Back-to-school shopping can cost families big bucksIt’s that time of year again when parents hit the stores for back-to-school shopping — a lot of back-to-school shopping.
By: Steve Kuchera, Duluth News Tribune
It’s that time of year again when parents hit the stores for back-to-school shopping — a lot of back-to-school shopping.
Families with school-aged children will spend, on average, more than $630 on back-to-school items this year, according to the National Retail Federation. While that is just a ding to many families, for some it is the first punch in a one-two economic blow that leaves them in credit-card debt by New Year’s.
“People get loaded up in August and September and don’t have time to deal with that new credit-card debt before the holidays roll in,” said Dale Lewis, president and CEO of Park State Bank, who has written about the issue. “Revolving credit can get out of hand so fast, so easily.
“It’s becoming a second Christmas to the retailers,” Lewis said. “It’s a big spending time.”
The fact that schools ask parents to buy more supplies than previously is one reason for the increase, Lewis said. Other factors include more electronics and higher-priced clothes.
While school spending is hardly the only reason people find themselves in credit-card debt, it can be a factor, said Elaina Johannessen, financial counseling supervisor at Lutheran Social Service in Duluth.
“Any expenses that come up during the year can contribute to credit-card debt because a lot of times people are not saving up for those expenses,” she said.
Christy Knight of Cherry uses a credit card for back-to-school purchases for her two daughters, and she tries to spread out school purchases throughout the summer.
“It gets worse every year,” Knight said Tuesday while shopping in Duluth.
But she understands that cash-strapped schools can’t buy all the supplies they once did.
“You want your kids to have good equipment so they can do well in school,” she said. “You do what you have to do.”
Knight estimates her family will spend $1,000 on school supplies and clothes.
According to a survey sponsored by the National Retail Federation, families with school-age children will spend an average of $634.78 on clothing and shoes — the biggest expenditures — supplies and electronics this year, down from $688.62 last year. Total spending on back-to-school items is expected to reach $26.7 billion.
Back-to-college spending is higher. The survey projects an average of $836.83 for clothing, electronics, dorm furnishings and other costs, down from $907.22 last year. Total spending on back-to-college items is expected to reach $45.8 billion, for a grand total of $72.5 billion.
Holiday retail sales totaled $579.8 billion last year, according to the National Retail Federation.
Families surveyed said they will spend less for back-to-school items this year than last, in part because they bought so much in 2012. In addition, more than 80 percent said economic conditions will affect their back-to-school spending — 36.6 percent said they will do more comparative shopping online and 18.5 percent will shop online more often. And fewer plan to buy electronic devices; those who do, say they will spend less this year than last — $199.05 versus $217.88.
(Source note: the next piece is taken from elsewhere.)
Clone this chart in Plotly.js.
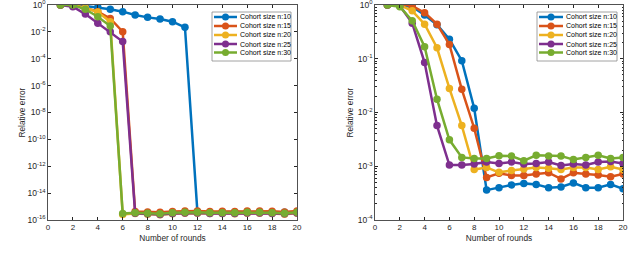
<!DOCTYPE html>
<html><head><meta charset="utf-8">
<script src="https://cdn.plot.ly/plotly-3.0.1.min.js"></script>
<style>html,body{margin:0;padding:0;background:#fff}#c{width:640px;height:260px}</style>
</head><body><div id="c"></div>
<script>
const rounds = [1,2,3,4,5,6,7,8,9,10,11,12,13,14,15,16,17,18,19,20];
const seriesNames = ["Cohort size n:10","Cohort size n:15","Cohort size n:20","Cohort size n:25","Cohort size n:30"];
const colors = ["#0072BD","#D95319","#EDB120","#7E2F8E","#77AC30"];

// Left panel (a)
const leftN10 = [1,1,0.84,0.67,0.48,0.32,0.18,0.12,0.09,0.057,0.022,4.0e-16,3.6e-16,3.9e-16,3.7e-16,4.0e-16,3.9e-16,3.7e-16,3.8e-16,3.9e-16];
const leftN15 = [1,1,0.6,0.32,0.10,0.0103,4.3e-16,4.0e-16,3.7e-16,4.3e-16,4.7e-16,4.7e-16,4.3e-16,4.4e-16,4.3e-16,4.7e-16,4.7e-16,4.4e-16,4.0e-16,4.7e-16];
const leftN20 = [1,1,0.6,0.30,0.057,2.6e-16,3.0e-16,2.7e-16,2.5e-16,2.9e-16,3.2e-16,3.2e-16,3.0e-16,3.0e-16,2.9e-16,3.2e-16,3.2e-16,3.0e-16,2.7e-16,3.2e-16];
const leftN25 = [1,0.75,0.21,0.043,0.0103,0.0019,3.2e-16,2.9e-16,2.6e-16,3.0e-16,3.3e-16,3.3e-16,3.1e-16,3.1e-16,3.0e-16,3.3e-16,3.3e-16,3.1e-16,2.9e-16,3.3e-16];
const leftN30 = [1,1,0.48,0.135,0.027,3.0e-16,3.5e-16,3.2e-16,2.9e-16,3.4e-16,3.8e-16,3.8e-16,3.5e-16,3.5e-16,3.4e-16,3.8e-16,3.8e-16,3.5e-16,3.2e-16,3.8e-16];

// Right panel (b)
const rightN10 = [1,1,0.93,0.65,0.43,0.23,0.092,0.012,3.6e-4,4.0e-4,4.5e-4,4.8e-4,4.6e-4,4.0e-4,4.1e-4,4.9e-4,4.0e-4,4.0e-4,4.6e-4,3.8e-4];
const rightN15 = [1,1.05,0.96,0.72,0.44,0.185,0.027,0.0051,6.2e-4,7.4e-4,6.7e-4,6.7e-4,7.2e-4,7.6e-4,5.8e-4,7.6e-4,7.2e-4,6.9e-4,6.4e-4,7.2e-4];
const rightN20 = [1,1,0.78,0.44,0.16,0.028,0.0057,8.7e-4,9.5e-4,7.7e-4,8.3e-4,8.9e-4,9.5e-4,9.2e-4,8.7e-4,9.5e-4,9.5e-4,8.7e-4,9.8e-4,8.7e-4];
const rightN25 = [1,0.97,0.46,0.085,0.0057,1.05e-3,1.05e-3,1.1e-3,1.2e-3,1.13e-3,1.2e-3,1.1e-3,1.13e-3,1.2e-3,1.03e-3,1.1e-3,1.06e-3,1.2e-3,1.22e-3,1.13e-3];
const rightN30 = [1,0.93,0.51,0.168,0.0177,0.0031,1.46e-3,1.4e-3,1.4e-3,1.57e-3,1.55e-3,1.27e-3,1.6e-3,1.55e-3,1.55e-3,1.33e-3,1.46e-3,1.6e-3,1.4e-3,1.46e-3];

const xTickVals = [0,2,4,6,8,10,12,14,16,18,20];
const leftYTickExp = [-16,-14,-12,-10,-8,-6,-4,-2,0];
const rightYTickExp = [-4,-3,-2,-1,0];

const leftData = [leftN10,leftN15,leftN20,leftN25,leftN30];
const rightData = [rightN10,rightN15,rightN20,rightN25,rightN30];

const traces = [];
leftData.forEach((ys,i)=>{
  traces.push({x:rounds,y:ys,type:'scatter',mode:'lines+markers',name:seriesNames[i],
    xaxis:'x',yaxis:'y',showlegend:false,
    line:{color:colors[i],width:2.5},marker:{color:colors[i],size:7.5}});
});
rightData.forEach((ys,i)=>{
  traces.push({x:rounds,y:ys,type:'scatter',mode:'lines+markers',name:seriesNames[i],
    xaxis:'x2',yaxis:'y2',showlegend:false,
    line:{color:colors[i],width:2.5},marker:{color:colors[i],size:7.5}});
});

const W = 640, H = 260;
const px = v => v / W, py = v => 1 - v / H;
const axCol = '#262626';
const fam = 'Liberation Sans, Arial, sans-serif';
const tickFont = {family:fam,size:8,color:axCol};
const yTickFont = {family:fam,size:8.5,color:axCol};
const titleFont = {family:fam,size:8.3,color:axCol};
const baseX = {range:[0,20],tickvals:xTickVals,ticks:'inside',ticklen:3,tickcolor:axCol,
  showline:true,linecolor:axCol,linewidth:0.8,mirror:'ticks',showgrid:false,zeroline:false,
  tickfont:tickFont,ticklabeloverflow:'allow',title:{text:'Number of rounds',font:titleFont,standoff:3}};
const baseY = {type:'log',ticks:'inside',ticklen:3,tickcolor:axCol,showline:true,linecolor:axCol,
  linewidth:0.8,mirror:'ticks',showgrid:false,zeroline:false,
  ticklabeloverflow:'allow',tickfont:yTickFont};
const powText = e => '10<sup>' + e + '</sup>';

// manual legends (MATLAB style, compact)
const shapes = [], annotations = [];
function addLegend(boxL, boxR, lineL, lineR, textX) {
  const top = 12, bottom = 61, rows = [17, 26, 35, 44, 52.5];
  shapes.push({type:'rect',xref:'paper',yref:'paper',x0:px(boxL),x1:px(boxR),y0:py(bottom),y1:py(top),
    line:{color:'#8c8c8c',width:0.8},fillcolor:'#ffffff',layer:'above'});
  seriesNames.forEach((nm,i)=>{
    const yy = py(rows[i]);
    shapes.push({type:'line',xref:'paper',yref:'paper',x0:px(lineL),x1:px(lineR),y0:yy,y1:yy,
      line:{color:colors[i],width:2.5},layer:'above'});
    const cx = px((lineL+lineR)/2);
    shapes.push({type:'circle',xref:'paper',yref:'paper',xsizemode:'pixel',ysizemode:'pixel',
      xanchor:cx,yanchor:yy,x0:-3.5,x1:3.5,y0:-3.5,y1:3.5,
      line:{color:colors[i],width:0},fillcolor:colors[i],layer:'above'});
    annotations.push({xref:'paper',yref:'paper',x:px(textX),y:yy,xanchor:'left',yanchor:'middle',
      text:nm,showarrow:false,font:{family:fam,size:7,color:'#000'}});
  });
}
addLegend(212, 291, 214, 237, 237.5);
addLegend(537, 617, 539, 563, 564);

// y-axis titles
[[21,'Relative error'],[349,'Relative error']].forEach(([xx,t])=>{
  annotations.push({xref:'paper',yref:'paper',x:px(xx),y:py(112.5),xanchor:'center',yanchor:'middle',
    textangle:-90,text:t,showarrow:false,font:titleFont});
});

const layout = {
  width:W,height:H,margin:{l:0,r:0,t:0,b:0},
  paper_bgcolor:'#fff',plot_bgcolor:'#fff',showlegend:false,
  xaxis:Object.assign({},baseX,{domain:[px(48),px(297)],anchor:'y'}),
  yaxis:Object.assign({},baseY,{domain:[py(220),py(5)],anchor:'x',range:[-16,0],
    tickvals:leftYTickExp.map(e=>Math.pow(10,e)),ticktext:leftYTickExp.map(powText)}),
  xaxis2:Object.assign({},baseX,{domain:[px(375),px(623)],anchor:'y2'}),
  yaxis2:Object.assign({},baseY,{domain:[py(220),py(5)],anchor:'x2',range:[-4,0],
    tickvals:rightYTickExp.map(e=>Math.pow(10,e)),ticktext:rightYTickExp.map(powText),
    minor:{ticks:'inside',ticklen:1.5,tickcolor:axCol,showgrid:false,dtick:'D1'}}),
  shapes:shapes,annotations:annotations
};
Plotly.newPlot('c',traces,layout,{displayModeBar:false,staticPlot:true});
</script></body></html>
“Having splurged on their growing children’s needs last year, parents will ask their kids to reuse what they can for the upcoming school season,” National Retail Federation President and CEO Matthew Shay said in a news release. “As they continue to grapple with the impact of increased payroll taxes, Americans will look to cut corners where they can, but will buy what their kids need. It’s important to note, however, that spending levels are still well above where they were a few years ago.”
In 2004, for example, average back-to-school spending was $483.28, while average back-to-college spending was $463.71, according to the retail federation.
Kaytee Ross of Duluth was shopping Tuesday with her college-bound daughter, Paige. Ross credits St. Cloud State University with giving them timely notice on what Paige will need.
“We have been doing the shopping all summer,” getting items at a decent cost, Ross said. She uses a credit card to earn points, and pays off the card each month.
Like Knight and Ross, Lesa Gish of Duluth tries to spread out her family’s back-to-school purchases.
“We try to buy throughout the summer so we don’t have to buy all at once,” Gish said. She estimates that — with shoes and clothes — she’ll spend $500 for back-to-school items for her two daughters. To keep costs down, the family takes inventory of what they need.
“If we can reuse things, we do. We don’t buy new each year,” said Gish, who pays for purchases with a debit card.
Gish, Knight and Ross are all practicing one or more of the tips Johannessen gives for avoiding debt.
“The main thing is set limits, make lists, plan ahead as much as you can,” she said. “And if you have credit cards and can’t pay them off in full, don’t use them if you can absolutely help it.”
People who find themselves in financial trouble should seek counseling to get out of debt.
“A debt management plan is a great way to do that,” Johannessen said. “Typically, it lowers interest rates, it can even lower payments, and it’s a set time you’re paying your cards back — five years or less,” while making minimum payments can take far longer and cost far more.